▶ **Given material**
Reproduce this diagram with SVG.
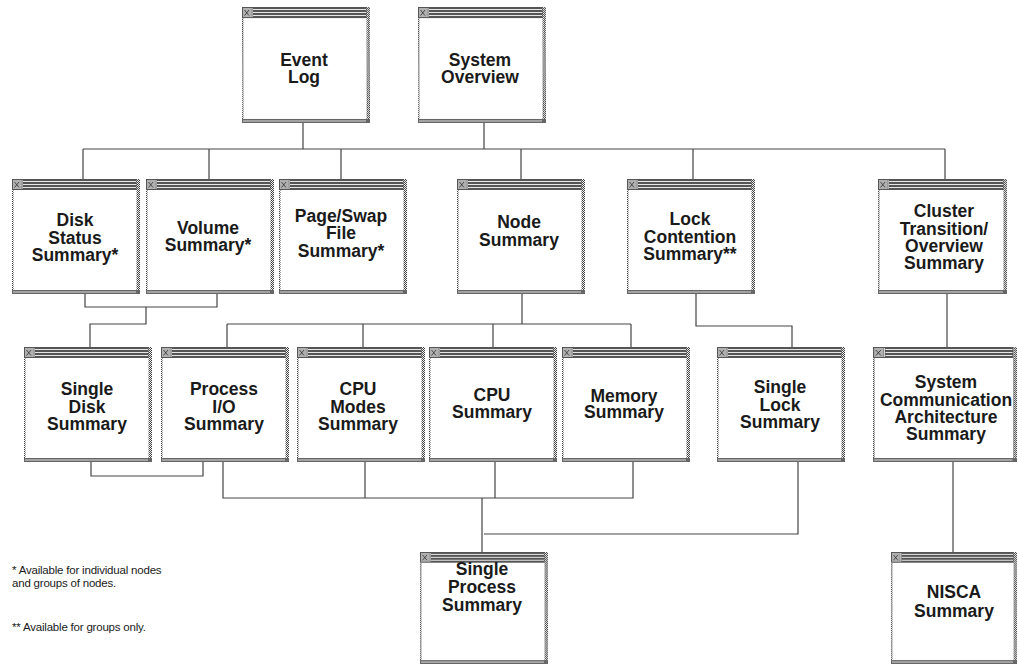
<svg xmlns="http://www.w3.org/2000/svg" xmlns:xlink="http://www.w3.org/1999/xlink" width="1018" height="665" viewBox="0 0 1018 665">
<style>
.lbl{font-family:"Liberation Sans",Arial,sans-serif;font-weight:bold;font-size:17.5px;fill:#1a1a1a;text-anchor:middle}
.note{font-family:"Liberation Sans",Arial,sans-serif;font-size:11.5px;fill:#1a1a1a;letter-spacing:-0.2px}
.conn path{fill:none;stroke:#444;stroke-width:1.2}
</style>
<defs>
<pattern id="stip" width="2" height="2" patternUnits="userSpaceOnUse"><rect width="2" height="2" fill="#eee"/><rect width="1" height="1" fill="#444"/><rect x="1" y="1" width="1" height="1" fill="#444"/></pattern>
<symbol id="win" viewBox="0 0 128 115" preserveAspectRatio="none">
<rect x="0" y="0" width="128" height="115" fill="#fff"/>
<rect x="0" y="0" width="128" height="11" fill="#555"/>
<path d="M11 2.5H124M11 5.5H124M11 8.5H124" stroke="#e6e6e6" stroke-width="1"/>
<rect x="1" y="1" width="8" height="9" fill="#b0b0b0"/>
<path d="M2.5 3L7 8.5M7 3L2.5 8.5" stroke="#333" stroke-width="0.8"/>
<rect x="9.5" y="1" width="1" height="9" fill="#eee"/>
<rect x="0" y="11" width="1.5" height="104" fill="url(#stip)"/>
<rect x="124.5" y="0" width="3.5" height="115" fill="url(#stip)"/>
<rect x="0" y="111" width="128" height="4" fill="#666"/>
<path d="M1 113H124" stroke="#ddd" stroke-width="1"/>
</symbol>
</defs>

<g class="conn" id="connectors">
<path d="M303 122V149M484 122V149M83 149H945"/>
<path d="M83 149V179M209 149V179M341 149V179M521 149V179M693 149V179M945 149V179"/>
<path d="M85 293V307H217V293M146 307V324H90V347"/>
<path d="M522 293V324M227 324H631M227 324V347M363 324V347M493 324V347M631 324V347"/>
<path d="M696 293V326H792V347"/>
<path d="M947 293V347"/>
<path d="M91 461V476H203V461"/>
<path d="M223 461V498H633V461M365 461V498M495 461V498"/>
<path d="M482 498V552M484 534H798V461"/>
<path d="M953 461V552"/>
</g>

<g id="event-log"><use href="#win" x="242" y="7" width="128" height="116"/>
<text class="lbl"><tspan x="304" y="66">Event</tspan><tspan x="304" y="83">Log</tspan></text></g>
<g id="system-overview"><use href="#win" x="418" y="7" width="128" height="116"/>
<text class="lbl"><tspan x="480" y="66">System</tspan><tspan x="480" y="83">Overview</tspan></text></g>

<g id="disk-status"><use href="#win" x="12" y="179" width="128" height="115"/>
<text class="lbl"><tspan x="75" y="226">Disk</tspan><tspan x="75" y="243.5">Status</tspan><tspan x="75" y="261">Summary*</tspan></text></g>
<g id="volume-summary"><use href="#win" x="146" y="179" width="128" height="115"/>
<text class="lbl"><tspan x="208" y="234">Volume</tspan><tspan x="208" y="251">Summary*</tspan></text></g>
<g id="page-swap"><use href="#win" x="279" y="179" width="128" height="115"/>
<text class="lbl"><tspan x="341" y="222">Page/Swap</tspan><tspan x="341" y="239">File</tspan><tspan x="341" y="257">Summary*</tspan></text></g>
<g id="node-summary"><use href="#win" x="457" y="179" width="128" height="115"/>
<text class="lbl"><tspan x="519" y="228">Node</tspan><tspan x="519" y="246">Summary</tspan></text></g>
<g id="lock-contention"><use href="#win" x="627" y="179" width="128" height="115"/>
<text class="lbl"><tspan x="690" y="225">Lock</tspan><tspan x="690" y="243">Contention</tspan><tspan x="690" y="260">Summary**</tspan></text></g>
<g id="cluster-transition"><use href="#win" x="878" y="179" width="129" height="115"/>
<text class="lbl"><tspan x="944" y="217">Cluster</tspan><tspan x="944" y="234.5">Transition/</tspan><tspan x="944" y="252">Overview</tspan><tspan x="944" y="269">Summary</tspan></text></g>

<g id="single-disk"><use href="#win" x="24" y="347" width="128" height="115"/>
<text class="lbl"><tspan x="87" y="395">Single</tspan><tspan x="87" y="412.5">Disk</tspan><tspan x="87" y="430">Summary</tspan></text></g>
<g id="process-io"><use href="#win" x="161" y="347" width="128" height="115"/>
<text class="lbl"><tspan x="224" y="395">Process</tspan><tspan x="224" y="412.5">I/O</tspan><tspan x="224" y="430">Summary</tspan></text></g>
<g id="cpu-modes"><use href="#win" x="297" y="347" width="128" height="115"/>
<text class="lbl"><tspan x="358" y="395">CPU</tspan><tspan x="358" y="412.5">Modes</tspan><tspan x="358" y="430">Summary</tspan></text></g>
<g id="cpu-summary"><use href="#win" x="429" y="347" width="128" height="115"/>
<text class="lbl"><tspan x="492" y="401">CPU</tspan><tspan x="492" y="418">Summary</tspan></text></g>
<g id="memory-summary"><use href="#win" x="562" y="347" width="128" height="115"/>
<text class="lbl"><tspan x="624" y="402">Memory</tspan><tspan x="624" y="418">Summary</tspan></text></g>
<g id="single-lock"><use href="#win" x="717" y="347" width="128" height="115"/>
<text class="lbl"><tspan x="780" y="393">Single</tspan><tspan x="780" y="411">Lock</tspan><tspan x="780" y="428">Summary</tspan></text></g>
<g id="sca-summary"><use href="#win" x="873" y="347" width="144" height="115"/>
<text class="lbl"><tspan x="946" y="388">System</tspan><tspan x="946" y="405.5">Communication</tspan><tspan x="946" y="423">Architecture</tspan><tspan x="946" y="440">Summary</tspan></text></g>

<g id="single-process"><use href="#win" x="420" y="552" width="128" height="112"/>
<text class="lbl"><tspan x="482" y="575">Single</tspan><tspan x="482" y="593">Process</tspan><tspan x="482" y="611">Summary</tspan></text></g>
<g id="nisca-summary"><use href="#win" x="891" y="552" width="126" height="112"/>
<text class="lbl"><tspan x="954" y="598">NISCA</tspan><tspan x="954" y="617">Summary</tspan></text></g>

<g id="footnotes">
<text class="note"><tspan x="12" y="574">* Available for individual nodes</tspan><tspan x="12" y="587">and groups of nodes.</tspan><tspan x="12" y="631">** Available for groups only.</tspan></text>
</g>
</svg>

▶ **Do this**
In this exercise, set down all of the data exactly, without the pictures.

▶ **Solution for this task**
Reproduce this diagram with SVG.
<svg xmlns="http://www.w3.org/2000/svg" xmlns:xlink="http://www.w3.org/1999/xlink" width="1018" height="665" viewBox="0 0 1018 665">
<style>
.lbl{font-family:"Liberation Sans",Arial,sans-serif;font-weight:bold;font-size:17.5px;fill:#1a1a1a;text-anchor:middle}
.note{font-family:"Liberation Sans",Arial,sans-serif;font-size:11.5px;fill:#1a1a1a;letter-spacing:-0.2px}
.conn path{fill:none;stroke:#444;stroke-width:1.2}
</style>
<defs>
<pattern id="stip" width="2" height="2" patternUnits="userSpaceOnUse"><rect width="2" height="2" fill="#eee"/><rect width="1" height="1" fill="#444"/><rect x="1" y="1" width="1" height="1" fill="#444"/></pattern>
<symbol id="win" viewBox="0 0 128 115" preserveAspectRatio="none">
<rect x="0" y="0" width="128" height="115" fill="#fff"/>
<rect x="0" y="0" width="128" height="11" fill="#555"/>
<path d="M11 2.5H124M11 5.5H124M11 8.5H124" stroke="#e6e6e6" stroke-width="1"/>
<rect x="1" y="1" width="8" height="9" fill="#b0b0b0"/>
<path d="M2.5 3L7 8.5M7 3L2.5 8.5" stroke="#333" stroke-width="0.8"/>
<rect x="9.5" y="1" width="1" height="9" fill="#eee"/>
<rect x="0" y="11" width="1.5" height="104" fill="url(#stip)"/>
<rect x="124.5" y="0" width="3.5" height="115" fill="url(#stip)"/>
<rect x="0" y="111" width="128" height="4" fill="#666"/>
<path d="M1 113H124" stroke="#ddd" stroke-width="1"/>
</symbol>
</defs>

<g class="conn" id="connectors">
<path d="M303 122V149M484 122V149M83 149H945"/>
<path d="M83 149V179M209 149V179M341 149V179M521 149V179M693 149V179M945 149V179"/>
<path d="M85 293V307H217V293M146 307V324H90V347"/>
<path d="M522 293V324M227 324H631M227 324V347M363 324V347M493 324V347M631 324V347"/>
<path d="M696 293V326H792V347"/>
<path d="M947 293V347"/>
<path d="M91 461V476H203V461"/>
<path d="M223 461V498H633V461M365 461V498M495 461V498"/>
<path d="M482 498V552M484 534H798V461"/>
<path d="M953 461V552"/>
</g>

<g id="event-log"><use href="#win" x="242" y="7" width="128" height="116"/>
<text class="lbl"><tspan x="304" y="66">Event</tspan><tspan x="304" y="83">Log</tspan></text></g>
<g id="system-overview"><use href="#win" x="418" y="7" width="128" height="116"/>
<text class="lbl"><tspan x="480" y="66">System</tspan><tspan x="480" y="83">Overview</tspan></text></g>

<g id="disk-status"><use href="#win" x="12" y="179" width="128" height="115"/>
<text class="lbl"><tspan x="75" y="226">Disk</tspan><tspan x="75" y="243.5">Status</tspan><tspan x="75" y="261">Summary*</tspan></text></g>
<g id="volume-summary"><use href="#win" x="146" y="179" width="128" height="115"/>
<text class="lbl"><tspan x="208" y="234">Volume</tspan><tspan x="208" y="251">Summary*</tspan></text></g>
<g id="page-swap"><use href="#win" x="279" y="179" width="128" height="115"/>
<text class="lbl"><tspan x="341" y="222">Page/Swap</tspan><tspan x="341" y="239">File</tspan><tspan x="341" y="257">Summary*</tspan></text></g>
<g id="node-summary"><use href="#win" x="457" y="179" width="128" height="115"/>
<text class="lbl"><tspan x="519" y="228">Node</tspan><tspan x="519" y="246">Summary</tspan></text></g>
<g id="lock-contention"><use href="#win" x="627" y="179" width="128" height="115"/>
<text class="lbl"><tspan x="690" y="225">Lock</tspan><tspan x="690" y="243">Contention</tspan><tspan x="690" y="260">Summary**</tspan></text></g>
<g id="cluster-transition"><use href="#win" x="878" y="179" width="129" height="115"/>
<text class="lbl"><tspan x="944" y="217">Cluster</tspan><tspan x="944" y="234.5">Transition/</tspan><tspan x="944" y="252">Overview</tspan><tspan x="944" y="269">Summary</tspan></text></g>

<g id="single-disk"><use href="#win" x="24" y="347" width="128" height="115"/>
<text class="lbl"><tspan x="87" y="395">Single</tspan><tspan x="87" y="412.5">Disk</tspan><tspan x="87" y="430">Summary</tspan></text></g>
<g id="process-io"><use href="#win" x="161" y="347" width="128" height="115"/>
<text class="lbl"><tspan x="224" y="395">Process</tspan><tspan x="224" y="412.5">I/O</tspan><tspan x="224" y="430">Summary</tspan></text></g>
<g id="cpu-modes"><use href="#win" x="297" y="347" width="128" height="115"/>
<text class="lbl"><tspan x="358" y="395">CPU</tspan><tspan x="358" y="412.5">Modes</tspan><tspan x="358" y="430">Summary</tspan></text></g>
<g id="cpu-summary"><use href="#win" x="429" y="347" width="128" height="115"/>
<text class="lbl"><tspan x="492" y="401">CPU</tspan><tspan x="492" y="418">Summary</tspan></text></g>
<g id="memory-summary"><use href="#win" x="562" y="347" width="128" height="115"/>
<text class="lbl"><tspan x="624" y="402">Memory</tspan><tspan x="624" y="418">Summary</tspan></text></g>
<g id="single-lock"><use href="#win" x="717" y="347" width="128" height="115"/>
<text class="lbl"><tspan x="780" y="393">Single</tspan><tspan x="780" y="411">Lock</tspan><tspan x="780" y="428">Summary</tspan></text></g>
<g id="sca-summary"><use href="#win" x="873" y="347" width="144" height="115"/>
<text class="lbl"><tspan x="946" y="388">System</tspan><tspan x="946" y="405.5">Communication</tspan><tspan x="946" y="423">Architecture</tspan><tspan x="946" y="440">Summary</tspan></text></g>

<g id="single-process"><use href="#win" x="420" y="552" width="128" height="112"/>
<text class="lbl"><tspan x="482" y="575">Single</tspan><tspan x="482" y="593">Process</tspan><tspan x="482" y="611">Summary</tspan></text></g>
<g id="nisca-summary"><use href="#win" x="891" y="552" width="126" height="112"/>
<text class="lbl"><tspan x="954" y="598">NISCA</tspan><tspan x="954" y="617">Summary</tspan></text></g>

<g id="footnotes">
<text class="note"><tspan x="12" y="574">* Available for individual nodes</tspan><tspan x="12" y="587">and groups of nodes.</tspan><tspan x="12" y="631">** Available for groups only.</tspan></text>
</g>
</svg>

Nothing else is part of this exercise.